Господа пообещали присылать жен и подруг и с достоинством удалились.
– Ша, тихо, – сказал Соломон жене и зятю. – Червонец туда, червонец сюда, Бог пропасть не даст. Если Он не пошлет денег, так пошлет холеру…
Не так любезно люди в сапогах обошлись с соседом и конкурентом Бурака Людвигом Кадишем.
Людвигу Кадишу очень не хотелось, чтобы на его магазине написали, что он еврей.
– У меня железный крест! – кричал он. – Четыре года на фронте! Вот мой мундир, в дырах от пуль.
На толпу страстная речь господина Кадиша произвела впечатление, но люди в сапогах только рассмеялись. Подумаешь, любой еврей может купить за несколько марок железный крест и повесить себе на грудь. Но тут Людвиг Кадиш сделал то, чего никто не ожидал. Он вынул стеклянный глаз и поднял его над головой, чтобы всем было видно.
– Это я, по-вашему, тоже купил?
Люди в сапогах сразу заговорили по-другому. А вот это уже выступление против власти, это агитация и вражеская пропаганда. Придется им проучить наглеца. Хоть стеклянный глаз, хоть железный крест, еврей всегда останется евреем. Этот чертов Кадиш – один из тех, кто пил кровь немецкого народа, обманывал и грабил, и он не будет приказывать верным сынам отечества, что им делать. Они написали на его магазине не просто «еврей», но «грязный еврей», сорвали с него железный крест, потому что для железного креста унижение висеть на груди еврея, и велели убрать с витрины мундир, а потом отправляться с ними на проверку. Людвиг Кадиш плакал, слезы текли даже из пустой глазницы.
– Железный крест! – рыдал он. – Четыре года на фронте!
Соломон Бурак больше не мог на это смотреть.

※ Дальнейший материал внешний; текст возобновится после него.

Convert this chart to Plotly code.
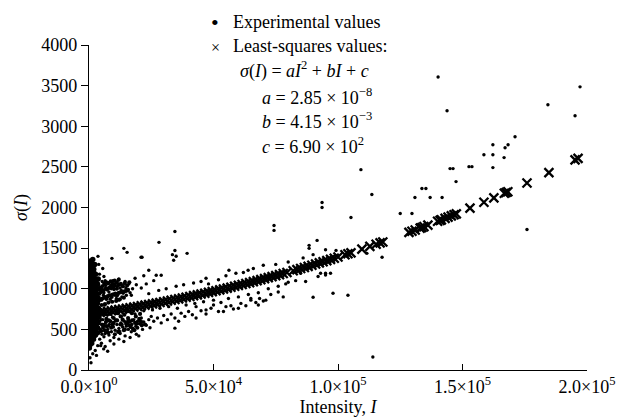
import plotly.graph_objects as go

# ---------------- data ----------------
# Least-squares values (crosses)
lsq_I = [0, 1500, 3000, 4500, 6000, 7500, 9000, 10500, 12000, 13500, 15000, 16500, 18000, 19500,
         21000, 22500, 24000, 25500, 27000, 28500, 30000, 31500, 33000, 34500, 36000, 37500, 39000,
         40500, 42000, 43500, 45000, 46500, 48000, 49500, 51000, 52500, 54000, 55500, 57000, 58500,
         60000, 61500, 63000, 64500, 66000, 67500, 69000, 70500, 72000, 73500, 75000, 76500, 78000, 79500,
         82000, 83500, 85000, 86500, 88000, 89500, 91000, 92500, 94000, 95500, 97000, 98500, 100000,
         102800, 104000, 105200, 109600, 112800, 115300, 116900, 118000,
         128500, 129700, 131000, 133000, 133700, 134500, 136100, 140000, 141000, 141500, 143000, 144200,
         145500, 146600, 147500,
         153000, 158600, 162600, 166800, 167500, 168200, 175900, 184700, 195200, 196400]
lsq_S = [690, 696, 703, 709, 716, 723, 730, 737, 744, 751, 759, 766, 774, 782, 790, 798, 806, 814, 823, 831,
         840, 849, 858, 867, 876, 886, 895, 905, 915, 925, 935, 945, 955, 965, 976, 986, 997, 1008, 1019, 1030,
         1042, 1053, 1065, 1076, 1088, 1100, 1112, 1124, 1137, 1149, 1162, 1174, 1187, 1200,
         1222, 1235, 1249, 1262, 1276, 1290, 1304, 1318, 1332, 1346, 1361, 1375, 1390,
         1418, 1430, 1442, 1487, 1521, 1547, 1565, 1576,
         1694, 1708, 1723, 1746, 1754, 1764, 1783, 1830, 1842, 1848, 1866, 1881, 1897, 1911, 1922,
         1992, 2065, 2118, 2175, 2185, 2194, 2302, 2429, 2586, 2604]

# Experimental values: dense cluster at very low intensity
blob_I = [150, 420, 250, 600, 180, 500, 300, 700, 200, 450, 120, 650, 350, 550, 150, 400, 700, 250, 500, 180,
          620, 350, 150, 480, 260, 600, 200, 380,
          1100, 900, 1300, 1000, 1250, 850, 1150, 950, 1350, 1050, 900, 1200, 1000, 1300, 850, 1150, 950, 1250,
          1050, 900, 1200, 1000, 1300, 1100, 950, 1200,
          1800, 2050, 1700, 2000, 1850, 2150, 1750, 1950, 2100, 1800, 2000, 1700, 2150, 1900, 2050, 1750, 2000,
          1850, 2100, 1800, 2000, 1900,
          2600, 2850, 2500, 2800, 2650, 2900, 2550, 2750, 2950, 2600, 2800, 2700, 2900, 2550, 2800, 2650, 2900,
          2700, 2600,
          3400, 3200, 3600, 3300, 3500, 3700, 3350, 3550, 3250, 3600, 3400, 3700,
          500, 1500, 2300, 800]
blob_S = [270, 310, 350, 385, 420, 455, 490, 520, 560, 600, 640, 675, 710, 750, 790, 830, 865, 900, 940, 980,
          1015, 1050, 1090, 1130, 1170, 1210, 1250, 1290,
          330, 370, 410, 450, 490, 525, 565, 605, 645, 680, 720, 760, 795, 830, 870, 905, 945, 985,
          1020, 1060, 1100, 1140, 1180, 1225, 1265, 1310,
          380, 420, 460, 500, 540, 580, 620, 660, 700, 740, 780, 820, 860, 900, 940, 980, 1020,
          1060, 1100, 1140, 1190, 1240,
          430, 470, 510, 550, 590, 630, 670, 710, 750, 790, 830, 870, 910, 950, 990, 1030, 1070,
          1120, 1180,
          460, 520, 580, 640, 700, 760, 820, 880, 940, 1000, 1060, 1120,
          1340, 1360, 1300, 1210]

# Experimental values just right of the cluster
near_I = [4300, 5200, 4600, 6100, 4800, 5600, 4400, 6300, 5000, 5800, 4500, 6600, 5300, 7200, 7800, 6900,
          7500, 8000, 7000, 4200, 5500, 3900, 6000, 4700, 5900]
near_S = [380, 440, 500, 560, 620, 680, 740, 800, 860, 920, 980, 1040, 1090, 470, 540, 620,
          900, 960, 1010, 1180, 1250, 1300, 1150, 300, 260]

# Dense wedge of experimental values just above the band at low intensity
wedge_I = [3900, 4700, 5400, 6200, 6900, 7600, 8300, 9100, 9800, 10600, 11300, 12100, 12900, 13700, 14600, 15500,
           4200, 5000, 5800, 6600, 7300, 8100, 8900, 9700, 10400, 11200, 12000, 12800, 13600, 14400, 15300, 16200,
           4500, 5300, 6100, 7000, 7900, 8700, 9500, 10300, 11100, 11900,
           5100, 6400, 7800, 9300, 10900, 12400, 14000]
wedge_S = [850, 870, 880, 900, 880, 910, 920, 900, 930, 940, 920, 950, 960, 950, 970, 980,
           940, 960, 980, 1000, 990, 1010, 1030, 1020, 1040, 1000, 1050, 1060, 1030, 1070, 1040, 1080,
           1010, 1030, 1060, 1080, 1070, 1090, 1060, 1100, 1080, 1110,
           800, 810, 830, 840, 850, 870, 890]

# Experimental values above the fitted band
upper_I = [8500, 9200, 10000, 8800, 11000, 11800, 12500, 10500, 13200, 14000, 13500, 15000, 15800, 16500,
           9600, 12000, 14500, 17500, 19000, 21000, 23000, 26000, 18500, 22000,
           24000, 28000, 31000, 35000, 38000, 42000, 45000, 48000, 52000, 55000, 59000, 62000, 66000, 70000,
           75000, 80000, 86000, 90000, 95000,
           4000, 5000, 6000, 7000, 7500, 9000, 10500, 12000, 13000, 3800, 6500, 11500, 14800, 16000, 17000]
upper_S = [870, 930, 990, 1040, 880, 950, 1010, 1060, 900, 970, 1040, 920, 990, 950,
           1100, 1120, 1090, 1000, 1050, 1010, 1060, 1100, 1130, 1160,
           940, 980, 1000, 1030, 1050, 1070, 1090, 1060, 1110, 1160, 1190, 1200, 1250, 1290,
           1300, 1330, 1380, 1420, 1480,
           900, 1000, 950, 870, 1060, 1000, 920, 860, 980, 1050, 1100, 1030, 1010, 1060, 920]

# Experimental values below the fitted band (second, lower population and scatter)
lower_I = [4500, 5500, 6500, 7500, 8200, 9000, 9800, 10500, 11200, 12000, 12800, 13500, 14200, 15000, 15800,
           16500, 17200, 18000, 18800, 19500, 20300, 21000, 22000, 23000, 24000, 25000, 26000, 27500, 29000,
           30000, 31500, 33000, 34500, 36000, 37000, 38500, 40000, 41500, 43000, 45000, 47000, 49000, 52000,
           55000, 58000, 61000, 63000, 65000, 67000, 68500, 70000,
           6000, 8000, 10000, 12500, 14500, 17000, 19000, 21500, 24500,
           5500, 7000, 9500, 11500, 13000, 16000, 18500, 22000, 25500, 28500, 32000, 35500, 39000, 42500,
           46000, 50000, 53000, 56000, 60000, 64000, 68000, 72000, 76000, 79000, 83000, 87000, 92000, 95000, 97000,
           400, 800, 1500, 2500, 3500, 5000, 6500, 8500, 10000, 12000, 14000, 7500, 3000, 16500, 20000,
           43000, 47000, 50000, 54000, 57000, 60000, 65000, 68000, 71000, 73000, 76000, 78000, 80000, 34500]
lower_S = [470, 520, 450, 500, 560, 470, 530, 490, 560, 510, 580, 530, 600, 540, 500,
           590, 560, 620, 540, 600, 570, 640, 590, 550, 620, 660, 600, 640, 580,
           670, 620, 690, 640, 600, 700, 660, 720, 680, 640, 730, 690, 760, 720,
           780, 750, 820, 790, 860, 830, 880, 850,
           410, 430, 400, 450, 420, 470, 440, 500, 520,
           620, 680, 650, 700, 660, 720, 690, 730, 740, 760, 780, 760, 800, 820,
           840, 860, 830, 880, 900, 930, 950, 1000, 1030, 1060, 1100, 1090, 1150, 1170, 1190,
           150, 90, 200, 240, 300, 330, 290, 360, 320, 380, 350, 230, 180, 400, 420,
           780, 740, 800, 720, 790, 760, 880, 800, 860, 930, 960, 900, 1080, 515]

# Denser part of the lower population at low intensity
lowpop_I = [3800, 4900, 5800, 6800, 7700, 8600, 9500, 10400, 11300, 12200, 13100, 14000, 14900, 15800, 16700,
            17600, 18500, 19400, 20300, 21200,
            4100, 5200, 6200, 7100, 8000, 8900, 9900, 10800, 11700, 12600, 13500, 14400, 15400, 16300, 17300,
            18200, 19200, 20200, 21100, 22500,
            4200, 5600, 7000, 8400, 9900, 11300, 12700, 14200, 15700, 17200, 18800, 20500, 6300, 9100, 12000, 15000]
lowpop_S = [520, 480, 540, 590, 460, 600, 560, 440, 610, 470, 560, 490, 570, 610, 530,
            510, 580, 520, 610, 550,
            600, 560, 490, 540, 610, 520, 580, 610, 470, 560, 620, 500, 580, 550, 610,
            490, 570, 630, 590, 560,
            650, 700, 630, 690, 640, 700, 660, 680, 640, 700, 660, 690, 720, 730, 740, 720]

# Sparse experimental outliers
out_I = [140200, 197200, 184300, 195200, 143800, 171100, 162200, 168300, 167100, 158600, 162200, 166700,
         152600, 153800, 162200, 145000, 146200, 147400, 109200, 133700, 135300, 130900, 137000, 141800,
         93600, 93600, 113600, 105200, 129700, 125000, 175900, 117700, 111600, 90000, 98000, 104000, 114000,
         88400, 74300, 74300, 34500, 28100, 14000, 15300, 20900, 21300, 34000, 34500, 33500, 35000, 39400,
         3600, 9200, 91600, 88400, 99200, 56200, 63900, 47000, 24000, 27000, 29000, 85000, 93000, 95000, 88000]
out_S = [3607, 3485, 3264, 3129, 3190, 2871, 2773, 2773, 2736, 2650, 2650, 2614,
         2503, 2503, 2491, 2479, 2479, 2319, 2466, 2233, 2233, 2123, 2123, 2123,
         2061, 2000, 2160, 1877, 1926, 1926, 1730, 1387, 1436, 896, 945, 920, 160,
         1534, 1779, 1718, 1705, 1571, 1497, 1448, 1387, 1387, 1350, 1470, 1420, 1400, 1436,
         1399, 1374, 1595, 1497, 1472, 1227, 1227, 1129, 1227, 1166, 1166, 1190, 1190, 1190, 1250]

x_tickvals = [0, 50000, 100000, 150000, 200000]
x_ticktext = ["0.0×10<sup>0</sup>", "5.0×10<sup>4</sup>", "1.0×10<sup>5</sup>",
              "1.5×10<sup>5</sup>", "2.0×10<sup>5</sup>"]
y_tickvals = [0, 500, 1000, 1500, 2000, 2500, 3000, 3500, 4000]

for a, b in [(lsq_I, lsq_S), (blob_I, blob_S), (near_I, near_S), (wedge_I, wedge_S), (upper_I, upper_S),
             (lower_I, lower_S), (lowpop_I, lowpop_S), (out_I, out_S)]:
    assert len(a) == len(b), (len(a), len(b))

# ---------------- figure ----------------
FONT = "Liberation Serif, Times New Roman, serif"
W, H = 622, 417
L, R, T, B = 89, 35, 45, 47

mid_I = wedge_I + lowpop_I
mid_S = wedge_S + lowpop_S
exp_I = near_I + upper_I + lower_I + out_I
exp_S = near_S + upper_S + lower_S + out_S

fig = go.Figure()
fig.add_trace(go.Scatter(
    x=blob_I, y=blob_S, mode="markers", name="Experimental values", showlegend=False,
    marker=dict(symbol="circle", size=5.5, color="black", line=dict(width=0)),
    hoverinfo="skip"))
fig.add_trace(go.Scatter(
    x=mid_I, y=mid_S, mode="markers", name="Experimental values", showlegend=False,
    marker=dict(symbol="circle", size=4.2, color="black", line=dict(width=0)),
    hoverinfo="skip"))
fig.add_trace(go.Scatter(
    x=exp_I, y=exp_S, mode="markers", name="Experimental values", showlegend=False,
    marker=dict(symbol="circle", size=3.4, color="black", line=dict(width=0)),
    hoverinfo="skip"))
fig.add_trace(go.Scatter(
    x=lsq_I, y=lsq_S, mode="markers", name="Least-squares values", showlegend=False,
    marker=dict(symbol="x-thin", size=9, color="black", line=dict(width=2.3, color="black")),
    hoverinfo="skip"))


def px_x(px):
    return (px - L) / (W - L - R)


def px_y(py):
    return (H - B - py) / (H - T - B)


ann_font = dict(family=FONT, size=18, color="black")
annotations = [
    dict(text="•", x=px_x(215), y=px_y(22), font=dict(family=FONT, size=22, color="black")),
    dict(text="Experimental values", x=px_x(231), y=px_y(22), xanchor="left"),
    dict(text="×", x=px_x(215), y=px_y(47), font=dict(family=FONT, size=16, color="black")),
    dict(text="Least-squares values:", x=px_x(231), y=px_y(46), xanchor="left"),
    dict(text="<i>σ</i>(<i>I</i>) = <i>aI</i><sup>2</sup> + <i>bI</i> + <i>c</i>",
         x=px_x(238), y=px_y(70), xanchor="left"),
    dict(text="<i>a</i> = 2.85 × 10<sup>−8</sup>", x=px_x(260), y=px_y(96), xanchor="left"),
    dict(text="<i>b</i> = 4.15 × 10<sup>−3</sup>", x=px_x(260), y=px_y(121), xanchor="left"),
    dict(text="<i>c</i> = 6.90 × 10<sup>2</sup>", x=px_x(260), y=px_y(145), xanchor="left"),
]
for a in annotations:
    a.update(xref="paper", yref="paper", showarrow=False)
    a.setdefault("font", ann_font)
    a.setdefault("xanchor", "center")
    a["yanchor"] = "middle"

fig.update_layout(
    width=W, height=H,
    margin=dict(l=L, r=R, t=T, b=B, pad=0),
    paper_bgcolor="white", plot_bgcolor="white",
    font=dict(family=FONT, size=18, color="black"),
    annotations=annotations,
    showlegend=False,
    xaxis=dict(
        range=[0, 200000], showgrid=False, zeroline=False,
        showline=True, linecolor="black", linewidth=1.3,
        ticks="inside", ticklen=6, tickwidth=1.3, tickcolor="black",
        tickvals=x_tickvals, ticktext=x_ticktext,
        tickfont=dict(family=FONT, size=18, color="black"),
        title=dict(text="Intensity, <i>I</i>", font=dict(family=FONT, size=18), standoff=0),
        automargin=False,
    ),
    yaxis=dict(
        range=[0, 4000], showgrid=False, zeroline=False,
        showline=True, linecolor="black", linewidth=1.3,
        ticks="outside", ticklen=7, tickwidth=1.3, tickcolor="black",
        tickvals=y_tickvals,
        tickfont=dict(family=FONT, size=18, color="black"),
        title=dict(text="<i>σ</i>(<i>I</i>)", font=dict(family=FONT, size=18), standoff=8),
        automargin=False,
    ),
)

fig.write_html("out.html", config={"displayModeBar": False},
               post_script="document.body.style.margin='0px';document.body.style.overflow='hidden';")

Кадиш постоянно ругался с ним, говорил, что его надо отправить обратно в Польшу, кичился своим немецким происхождением, но сейчас это не имело значения. Он еврей. Пусть немецкий еврей и, конечно, дурак дураком, как все немчики, но Соломон не допустит, чтобы гои над ним издевались. Он быстро, незаметно для других подмигнул старшему. Тот все понял и отменил приказ.
– Оставаться на месте! – бросил он Кадишу. – И уплатить десять марок, по марке за надпись.
Людвиг Кадиш еще не понял, чего от него хотят, а Соломон Бурак уже отсчитал за него десять марок и намекнул старшему, что с ним, Соломоном, всегда можно договориться, если что, а пока лучше бы ему забрать своих людей и уйти. Кадиш вытирал стеклянный глаз и причитал над своим магазином, как над покойником:
– Дожил… «Еврей» написали!
– Не понимаю только, зачем они написали это у меня, – сказал ему Соломон. – И так на вывеске написано «Соломон Бурак», ясно, что я из Мелеца, а не из Потсдама…
Доктора Карновского не арестовали, но запретили, как всем врачам-евреям, принимать немецких женщин. Он успокаивал себя тем, что он может практиковать еще в дипломатической колонии, но ему дали понять, что этого делать не следует. Нельзя запретить семьям дипломатов у него лечиться, но ему запрещают их лечить, пусть оставит это врачам-христианам, а сам лечит евреек. Клиника, которую доктор Карновский выкупил у наследников профессора Галеви, стала бы убыточной. Конкуренты намекнули, что готовы за небольшую сумму приобрести ее с инструментом, мебелью и всем, что в ней есть. У Карновского не было выбора. Он недавно закончил в клинике ремонт, установил новейшее оборудование, но пришлось уступить за десятую часть настоящей цены. За годы труда он получил пачку бумажных денег, с которыми не знал, что делать. Когда любой может безнаказанно посягнуть на еврейское имущество, опасно и хранить их дома, и положить в банк.